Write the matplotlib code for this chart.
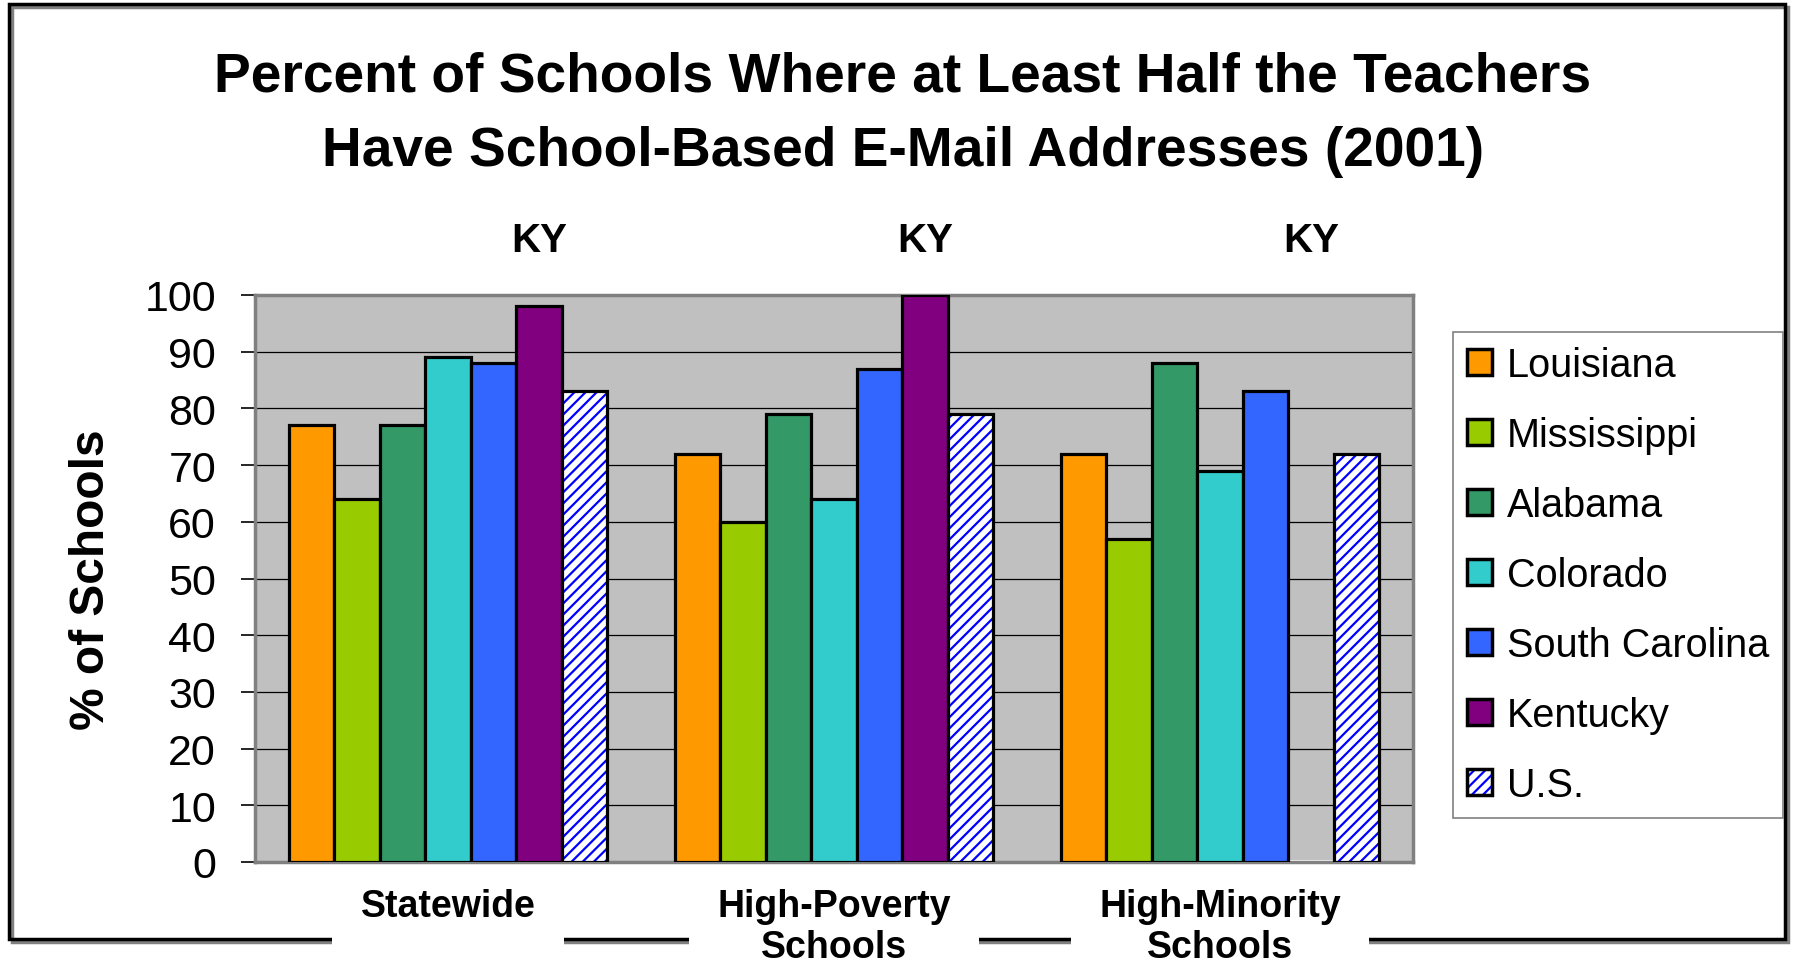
import numpy as np
import matplotlib
matplotlib.use('Agg')
import matplotlib.pyplot as plt
from matplotlib.patches import Rectangle, Patch
from matplotlib.legend_handler import HandlerTuple

plt.rcParams['font.family'] = ['Liberation Sans', 'DejaVu Sans']
plt.rcParams['hatch.linewidth'] = 1.6

# Percent of schools, one list per state, in the order of the groups
groups = ['Statewide', 'High-Poverty\nSchools', 'High-Minority\nSchools']
states = ['Louisiana', 'Mississippi', 'Alabama', 'Colorado',
          'South Carolina', 'Kentucky', 'U.S.']
louisiana = [77, 72, 72]
mississippi = [64, 60, 57]
alabama = [77, 79, 88]
colorado = [89, 64, 69]
south_carolina = [88, 87, 83]
kentucky = [98, 100, np.nan]
us = [83, 79, 72]
series = [louisiana, mississippi, alabama, colorado, south_carolina, kentucky, us]
colors = ['#FF9900', '#99CC00', '#339966', '#33CCCC', '#3366FF', '#800080', 'white']

fig = plt.figure(figsize=(17.93, 9.70), dpi=100)
ax = fig.add_axes([255/1793, 1 - 863/970, 1158/1793, 567/970])
ax.set_facecolor('#C0C0C0')

x = np.arange(len(groups))
w = 1 / 8.5  # Excel gap width 150%
handles = []
for i, (name, vals, col) in enumerate(zip(states, series, colors)):
    vals = np.array(vals, dtype=float)
    ok = ~np.isnan(vals)
    pos = x[ok] + (i - 3) * w
    if name == 'U.S.':
        # blue hatch on white, black outline drawn on top
        ax.bar(pos, vals[ok], w, color='white', edgecolor='#0000FF',
               hatch='///', linewidth=0, zorder=3)
        ax.bar(pos, vals[ok], w, fill=False, edgecolor='black',
               linewidth=2.3, zorder=4)
        h = (Patch(facecolor='white', edgecolor='#0000FF', hatch='///', linewidth=0),
             Patch(fill=False, edgecolor='black', linewidth=2.5))
    else:
        ax.bar(pos, vals[ok], w, color=col, edgecolor='black',
               linewidth=2.3, zorder=3)
        h = Patch(facecolor=col, edgecolor='black', linewidth=2.5)
    handles.append(h)

ax.set_xlim(-0.5, 2.5)
ax.set_ylim(0, 100)
ax.set_yticks(range(0, 101, 10))
ax.yaxis.grid(True, color='black', linewidth=0.9)
ax.set_axisbelow(True)
ax.tick_params(axis='y', labelsize=31, length=10, width=1.2, pad=18)
ax.tick_params(axis='x', length=0, labelsize=27, pad=19)
ax.set_xticks(x)
ax.set_xticklabels(groups, fontweight='bold', linespacing=1.15)
for lab in ax.get_xticklabels():
    lab.set_bbox(dict(boxstyle='square,pad=0.75', facecolor='white', edgecolor='none'))
for s in ax.spines.values():
    s.set_color('#808080')
    s.set_linewidth(2.5)
ax.set_ylabel('% of Schools', fontsize=34.5, fontweight='bold', labelpad=22)

# "KY" marker above each Kentucky bar
for xi in x:
    ax.text(xi + 2 * w, 1.077, 'KY', transform=ax.get_xaxis_transform(),
            ha='center', va='baseline', fontsize=29, fontweight='bold')

fig.text(903/1793, 1 - 92/970, 'Percent of Schools Where at Least Half the Teachers',
         ha='center', va='baseline', fontsize=39.7, fontweight='bold')
fig.text(903/1793, 1 - 165.7/970, 'Have School-Based E-Mail Addresses (2001)',
         ha='center', va='baseline', fontsize=39.7, fontweight='bold')

leg = fig.legend(handles, states, loc='upper left',
                 bbox_to_anchor=(1453/1793, 1 - 333/970), borderaxespad=0,
                 fontsize=28.5, handlelength=0.63, handleheight=0.63,
                 handletextpad=0.38, labelspacing=0.81, borderpad=0.35,
                 fancybox=False, framealpha=1,
                 handler_map={tuple: HandlerTuple(ndivide=1)})
leg.get_frame().set_edgecolor('#808080')
leg.get_frame().set_linewidth(1.2)

# chart border with a small shadow
fig.patches.append(Rectangle((12/1793, 1 - 943/970), 1776/1793, 935/970,
                             transform=fig.transFigure, fill=False,
                             edgecolor='#808080', linewidth=2.5, zorder=-2))
fig.patches.append(Rectangle((9/1793, 1 - 940/970), 1776/1793, 935/970,
                             transform=fig.transFigure, fill=False,
                             edgecolor='black', linewidth=2.5, zorder=-1))

fig.savefig('out.png', dpi=100)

========================

**Work to be completed:** Copy every line of the data word for word, omitting the images.

**The solution:**
Write the matplotlib code for this chart.
import numpy as np
import matplotlib
matplotlib.use('Agg')
import matplotlib.pyplot as plt
from matplotlib.patches import Rectangle, Patch
from matplotlib.legend_handler import HandlerTuple

plt.rcParams['font.family'] = ['Liberation Sans', 'DejaVu Sans']
plt.rcParams['hatch.linewidth'] = 1.6

# Percent of schools, one list per state, in the order of the groups
groups = ['Statewide', 'High-Poverty\nSchools', 'High-Minority\nSchools']
states = ['Louisiana', 'Mississippi', 'Alabama', 'Colorado',
          'South Carolina', 'Kentucky', 'U.S.']
louisiana = [77, 72, 72]
mississippi = [64, 60, 57]
alabama = [77, 79, 88]
colorado = [89, 64, 69]
south_carolina = [88, 87, 83]
kentucky = [98, 100, np.nan]
us = [83, 79, 72]
series = [louisiana, mississippi, alabama, colorado, south_carolina, kentucky, us]
colors = ['#FF9900', '#99CC00', '#339966', '#33CCCC', '#3366FF', '#800080', 'white']

fig = plt.figure(figsize=(17.93, 9.70), dpi=100)
ax = fig.add_axes([255/1793, 1 - 863/970, 1158/1793, 567/970])
ax.set_facecolor('#C0C0C0')

x = np.arange(len(groups))
w = 1 / 8.5  # Excel gap width 150%
handles = []
for i, (name, vals, col) in enumerate(zip(states, series, colors)):
    vals = np.array(vals, dtype=float)
    ok = ~np.isnan(vals)
    pos = x[ok] + (i - 3) * w
    if name == 'U.S.':
        # blue hatch on white, black outline drawn on top
        ax.bar(pos, vals[ok], w, color='white', edgecolor='#0000FF',
               hatch='///', linewidth=0, zorder=3)
        ax.bar(pos, vals[ok], w, fill=False, edgecolor='black',
               linewidth=2.3, zorder=4)
        h = (Patch(facecolor='white', edgecolor='#0000FF', hatch='///', linewidth=0),
             Patch(fill=False, edgecolor='black', linewidth=2.5))
    else:
        ax.bar(pos, vals[ok], w, color=col, edgecolor='black',
               linewidth=2.3, zorder=3)
        h = Patch(facecolor=col, edgecolor='black', linewidth=2.5)
    handles.append(h)

ax.set_xlim(-0.5, 2.5)
ax.set_ylim(0, 100)
ax.set_yticks(range(0, 101, 10))
ax.yaxis.grid(True, color='black', linewidth=0.9)
ax.set_axisbelow(True)
ax.tick_params(axis='y', labelsize=31, length=10, width=1.2, pad=18)
ax.tick_params(axis='x', length=0, labelsize=27, pad=19)
ax.set_xticks(x)
ax.set_xticklabels(groups, fontweight='bold', linespacing=1.15)
for lab in ax.get_xticklabels():
    lab.set_bbox(dict(boxstyle='square,pad=0.75', facecolor='white', edgecolor='none'))
for s in ax.spines.values():
    s.set_color('#808080')
    s.set_linewidth(2.5)
ax.set_ylabel('% of Schools', fontsize=34.5, fontweight='bold', labelpad=22)

# "KY" marker above each Kentucky bar
for xi in x:
    ax.text(xi + 2 * w, 1.077, 'KY', transform=ax.get_xaxis_transform(),
            ha='center', va='baseline', fontsize=29, fontweight='bold')

fig.text(903/1793, 1 - 92/970, 'Percent of Schools Where at Least Half the Teachers',
         ha='center', va='baseline', fontsize=39.7, fontweight='bold')
fig.text(903/1793, 1 - 165.7/970, 'Have School-Based E-Mail Addresses (2001)',
         ha='center', va='baseline', fontsize=39.7, fontweight='bold')

leg = fig.legend(handles, states, loc='upper left',
                 bbox_to_anchor=(1453/1793, 1 - 333/970), borderaxespad=0,
                 fontsize=28.5, handlelength=0.63, handleheight=0.63,
                 handletextpad=0.38, labelspacing=0.81, borderpad=0.35,
                 fancybox=False, framealpha=1,
                 handler_map={tuple: HandlerTuple(ndivide=1)})
leg.get_frame().set_edgecolor('#808080')
leg.get_frame().set_linewidth(1.2)

# chart border with a small shadow
fig.patches.append(Rectangle((12/1793, 1 - 943/970), 1776/1793, 935/970,
                             transform=fig.transFigure, fill=False,
                             edgecolor='#808080', linewidth=2.5, zorder=-2))
fig.patches.append(Rectangle((9/1793, 1 - 940/970), 1776/1793, 935/970,
                             transform=fig.transFigure, fill=False,
                             edgecolor='black', linewidth=2.5, zorder=-1))

fig.savefig('out.png', dpi=100)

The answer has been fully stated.